+++ RECORDED INFORMATION +++

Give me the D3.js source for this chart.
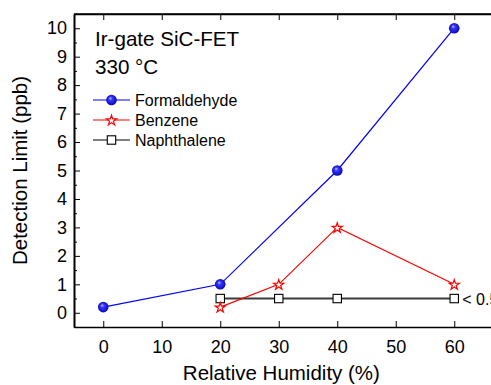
<!DOCTYPE html>
<html>
<head>
<meta charset="utf-8">
<script src="https://cdn.jsdelivr.net/npm/d3@7"></script>
<style>
  html, body { margin: 0; padding: 0; background: #fff; }
  svg { display: block; font-family: "Liberation Sans", Arial, sans-serif; }
</style>
</head>
<body>
<svg id="chart" width="491" height="385"></svg>
<script>
// Relative humidity (%) and detection limits (ppb)
const formaldehydeRH = [0, 20, 40, 60];
const formaldehydeDL = [0.2, 1, 5, 10];
const benzeneRH = [20, 30, 40, 60];
const benzeneDL = [0.2, 1, 3, 1];
const naphthaleneRH = [20, 30, 40, 60];
const naphthaleneDL = [0.5, 0.5, 0.5, 0.5];
const xTicks = [0, 10, 20, 30, 40, 50, 60];
const yTicks = [0, 1, 2, 3, 4, 5, 6, 7, 8, 9, 10];
const yMinorTicks = d3.range(-0.5, 10.51, 0.5).filter(v => !Number.isInteger(v));

const svg = d3.select("#chart");
const plotLeft = 74, plotTop = 14, plotBottom = 327;
const x = d3.scaleLinear().domain([-5, 70]).range([plotLeft, plotLeft + 75 * 5.85]);
const y = d3.scaleLinear().domain([-0.5, 10.5]).range([plotBottom, plotTop]);

// Sphere shading for the formaldehyde markers
const defs = svg.append("defs");
const grad = defs.append("radialGradient").attr("id", "ball")
  .attr("cx", "0.5").attr("cy", "0.5").attr("r", "0.55")
  .attr("fx", "0.38").attr("fy", "0.32");
grad.append("stop").attr("offset", "0").attr("stop-color", "#c8c8ff");
grad.append("stop").attr("offset", "0.3").attr("stop-color", "#3a3aff");
grad.append("stop").attr("offset", "1").attr("stop-color", "#0000b0");

// Axes with inward ticks
const xAxis = svg.append("g").attr("transform", `translate(0,${plotBottom})`)
  .call(d3.axisBottom(x).tickValues(xTicks).tickSizeInner(-6).tickSizeOuter(0).tickPadding(13));
const xTop = svg.append("g").attr("transform", `translate(0,${plotTop})`)
  .call(d3.axisTop(x).tickValues(xTicks).tickSizeInner(-6).tickSizeOuter(0).tickFormat(""));
const yAxis = svg.append("g").attr("transform", `translate(${plotLeft},0)`)
  .call(d3.axisLeft(y).tickValues(yTicks).tickSizeInner(-6).tickSizeOuter(0).tickPadding(7));
const yMinor = svg.append("g").attr("transform", `translate(${plotLeft},0)`)
  .call(d3.axisLeft(y).tickValues(yMinorTicks).tickSizeInner(-3).tickSizeOuter(0).tickFormat(""));

[xAxis, xTop, yAxis, yMinor].forEach(g => {
  g.select(".domain").attr("stroke", "#000").attr("stroke-width", 1.6);
  g.selectAll(".tick line").attr("stroke", "#000").attr("stroke-width", 1);
  g.selectAll(".tick text").attr("fill", "#000").attr("font-size", 18)
    .attr("font-family", "Liberation Sans, Arial, sans-serif");
});

// Axis titles
svg.append("text").attr("x", (x(-5) + x(70)) / 2 - 12).attr("y", 380)
  .attr("text-anchor", "middle").attr("font-size", 20.5).text("Relative Humidity (%)");
svg.append("text").attr("transform", `translate(27,${(plotTop + plotBottom) / 2}) rotate(-90)`)
  .attr("text-anchor", "middle").attr("font-size", 20.5).text("Detection Limit (ppb)");

const line = d3.line();
function pts(xs, ys) { return xs.map((v, i) => [x(v), y(ys[i])]); }

// Naphthalene
svg.append("path").attr("d", line(pts(naphthaleneRH, naphthaleneDL)))
  .attr("fill", "none").attr("stroke", "#3a3a3a").attr("stroke-width", 2);
// Benzene
svg.append("path").attr("d", line(pts(benzeneRH, benzeneDL)))
  .attr("fill", "none").attr("stroke", "#ff0000").attr("stroke-width", 1.2);
// Formaldehyde
svg.append("path").attr("d", line(pts(formaldehydeRH, formaldehydeDL)))
  .attr("fill", "none").attr("stroke", "#0000ff").attr("stroke-width", 1.2);

const star = d3.symbol().type(d3.symbolStar).size(32);
function drawSquare(g, cx, cy) {
  g.append("rect").attr("x", cx - 4.2).attr("y", cy - 4.2).attr("width", 8.4).attr("height", 8.4)
    .attr("fill", "#fff").attr("stroke", "#000").attr("stroke-width", 1.1);
}
function drawStar(g, cx, cy) {
  g.append("path").attr("d", star()).attr("transform", `translate(${cx},${cy + 0.6})`)
    .attr("fill", "#fff").attr("stroke", "#ff0000").attr("stroke-width", 1.2);
}
function drawBall(g, cx, cy) {
  g.append("circle").attr("cx", cx).attr("cy", cy).attr("r", 5.3).attr("fill", "url(#ball)");
}

const marks = svg.append("g");
pts(naphthaleneRH, naphthaleneDL).forEach(p => drawSquare(marks, p[0], p[1]));
pts(benzeneRH, benzeneDL).forEach(p => drawStar(marks, p[0], p[1]));
pts(formaldehydeRH, formaldehydeDL).forEach(p => drawBall(marks, p[0], p[1]));

// Value note beside the last naphthalene point
svg.append("text").attr("x", x(60) + 8).attr("y", y(0.5) + 6)
  .attr("font-size", 16).text("< 0.5");

// Plot frame (right edge runs past the page)
svg.append("line").attr("x1", plotLeft).attr("x2", x(70)).attr("y1", plotTop).attr("y2", plotTop)
  .attr("stroke", "#000").attr("stroke-width", 1.6);

// Title block
svg.append("text").attr("x", 95).attr("y", 46).attr("font-size", 20.6).text("Ir-gate SiC-FET");
svg.append("text").attr("x", 95).attr("y", 74).attr("font-size", 20.6).text("330 °C");

// Legend
const legend = [
  { name: "Formaldehyde", color: "#0000ff", draw: drawBall, w: 1.2 },
  { name: "Benzene", color: "#ff0000", draw: drawStar, w: 1.2 },
  { name: "Naphthalene", color: "#000", draw: drawSquare, w: 1.2 }
];
legend.forEach((d, i) => {
  const ly = 100 + i * 20;
  svg.append("line").attr("x1", 93).attr("x2", 130).attr("y1", ly).attr("y2", ly)
    .attr("stroke", d.color).attr("stroke-width", d.w);
  d.draw(svg, 111.5, ly);
  svg.append("text").attr("x", 135).attr("y", ly + 6).attr("font-size", 16).text(d.name);
});
</script>
</body>
</html>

+++

■ AIM OF THE EXERCISE ■
Print the complete listing exactly as it stands, without its pictures.

■ TASK OUTPUT ■
Give me the D3.js source for this chart.
<!DOCTYPE html>
<html>
<head>
<meta charset="utf-8">
<script src="https://cdn.jsdelivr.net/npm/d3@7"></script>
<style>
  html, body { margin: 0; padding: 0; background: #fff; }
  svg { display: block; font-family: "Liberation Sans", Arial, sans-serif; }
</style>
</head>
<body>
<svg id="chart" width="491" height="385"></svg>
<script>
// Relative humidity (%) and detection limits (ppb)
const formaldehydeRH = [0, 20, 40, 60];
const formaldehydeDL = [0.2, 1, 5, 10];
const benzeneRH = [20, 30, 40, 60];
const benzeneDL = [0.2, 1, 3, 1];
const naphthaleneRH = [20, 30, 40, 60];
const naphthaleneDL = [0.5, 0.5, 0.5, 0.5];
const xTicks = [0, 10, 20, 30, 40, 50, 60];
const yTicks = [0, 1, 2, 3, 4, 5, 6, 7, 8, 9, 10];
const yMinorTicks = d3.range(-0.5, 10.51, 0.5).filter(v => !Number.isInteger(v));

const svg = d3.select("#chart");
const plotLeft = 74, plotTop = 14, plotBottom = 327;
const x = d3.scaleLinear().domain([-5, 70]).range([plotLeft, plotLeft + 75 * 5.85]);
const y = d3.scaleLinear().domain([-0.5, 10.5]).range([plotBottom, plotTop]);

// Sphere shading for the formaldehyde markers
const defs = svg.append("defs");
const grad = defs.append("radialGradient").attr("id", "ball")
  .attr("cx", "0.5").attr("cy", "0.5").attr("r", "0.55")
  .attr("fx", "0.38").attr("fy", "0.32");
grad.append("stop").attr("offset", "0").attr("stop-color", "#c8c8ff");
grad.append("stop").attr("offset", "0.3").attr("stop-color", "#3a3aff");
grad.append("stop").attr("offset", "1").attr("stop-color", "#0000b0");

// Axes with inward ticks
const xAxis = svg.append("g").attr("transform", `translate(0,${plotBottom})`)
  .call(d3.axisBottom(x).tickValues(xTicks).tickSizeInner(-6).tickSizeOuter(0).tickPadding(13));
const xTop = svg.append("g").attr("transform", `translate(0,${plotTop})`)
  .call(d3.axisTop(x).tickValues(xTicks).tickSizeInner(-6).tickSizeOuter(0).tickFormat(""));
const yAxis = svg.append("g").attr("transform", `translate(${plotLeft},0)`)
  .call(d3.axisLeft(y).tickValues(yTicks).tickSizeInner(-6).tickSizeOuter(0).tickPadding(7));
const yMinor = svg.append("g").attr("transform", `translate(${plotLeft},0)`)
  .call(d3.axisLeft(y).tickValues(yMinorTicks).tickSizeInner(-3).tickSizeOuter(0).tickFormat(""));

[xAxis, xTop, yAxis, yMinor].forEach(g => {
  g.select(".domain").attr("stroke", "#000").attr("stroke-width", 1.6);
  g.selectAll(".tick line").attr("stroke", "#000").attr("stroke-width", 1);
  g.selectAll(".tick text").attr("fill", "#000").attr("font-size", 18)
    .attr("font-family", "Liberation Sans, Arial, sans-serif");
});

// Axis titles
svg.append("text").attr("x", (x(-5) + x(70)) / 2 - 12).attr("y", 380)
  .attr("text-anchor", "middle").attr("font-size", 20.5).text("Relative Humidity (%)");
svg.append("text").attr("transform", `translate(27,${(plotTop + plotBottom) / 2}) rotate(-90)`)
  .attr("text-anchor", "middle").attr("font-size", 20.5).text("Detection Limit (ppb)");

const line = d3.line();
function pts(xs, ys) { return xs.map((v, i) => [x(v), y(ys[i])]); }

// Naphthalene
svg.append("path").attr("d", line(pts(naphthaleneRH, naphthaleneDL)))
  .attr("fill", "none").attr("stroke", "#3a3a3a").attr("stroke-width", 2);
// Benzene
svg.append("path").attr("d", line(pts(benzeneRH, benzeneDL)))
  .attr("fill", "none").attr("stroke", "#ff0000").attr("stroke-width", 1.2);
// Formaldehyde
svg.append("path").attr("d", line(pts(formaldehydeRH, formaldehydeDL)))
  .attr("fill", "none").attr("stroke", "#0000ff").attr("stroke-width", 1.2);

const star = d3.symbol().type(d3.symbolStar).size(32);
function drawSquare(g, cx, cy) {
  g.append("rect").attr("x", cx - 4.2).attr("y", cy - 4.2).attr("width", 8.4).attr("height", 8.4)
    .attr("fill", "#fff").attr("stroke", "#000").attr("stroke-width", 1.1);
}
function drawStar(g, cx, cy) {
  g.append("path").attr("d", star()).attr("transform", `translate(${cx},${cy + 0.6})`)
    .attr("fill", "#fff").attr("stroke", "#ff0000").attr("stroke-width", 1.2);
}
function drawBall(g, cx, cy) {
  g.append("circle").attr("cx", cx).attr("cy", cy).attr("r", 5.3).attr("fill", "url(#ball)");
}

const marks = svg.append("g");
pts(naphthaleneRH, naphthaleneDL).forEach(p => drawSquare(marks, p[0], p[1]));
pts(benzeneRH, benzeneDL).forEach(p => drawStar(marks, p[0], p[1]));
pts(formaldehydeRH, formaldehydeDL).forEach(p => drawBall(marks, p[0], p[1]));

// Value note beside the last naphthalene point
svg.append("text").attr("x", x(60) + 8).attr("y", y(0.5) + 6)
  .attr("font-size", 16).text("< 0.5");

// Plot frame (right edge runs past the page)
svg.append("line").attr("x1", plotLeft).attr("x2", x(70)).attr("y1", plotTop).attr("y2", plotTop)
  .attr("stroke", "#000").attr("stroke-width", 1.6);

// Title block
svg.append("text").attr("x", 95).attr("y", 46).attr("font-size", 20.6).text("Ir-gate SiC-FET");
svg.append("text").attr("x", 95).attr("y", 74).attr("font-size", 20.6).text("330 °C");

// Legend
const legend = [
  { name: "Formaldehyde", color: "#0000ff", draw: drawBall, w: 1.2 },
  { name: "Benzene", color: "#ff0000", draw: drawStar, w: 1.2 },
  { name: "Naphthalene", color: "#000", draw: drawSquare, w: 1.2 }
];
legend.forEach((d, i) => {
  const ly = 100 + i * 20;
  svg.append("line").attr("x1", 93).attr("x2", 130).attr("y1", ly).attr("y2", ly)
    .attr("stroke", d.color).attr("stroke-width", d.w);
  d.draw(svg, 111.5, ly);
  svg.append("text").attr("x", 135).attr("y", ly + 6).attr("font-size", 16).text(d.name);
});
</script>
</body>
</html>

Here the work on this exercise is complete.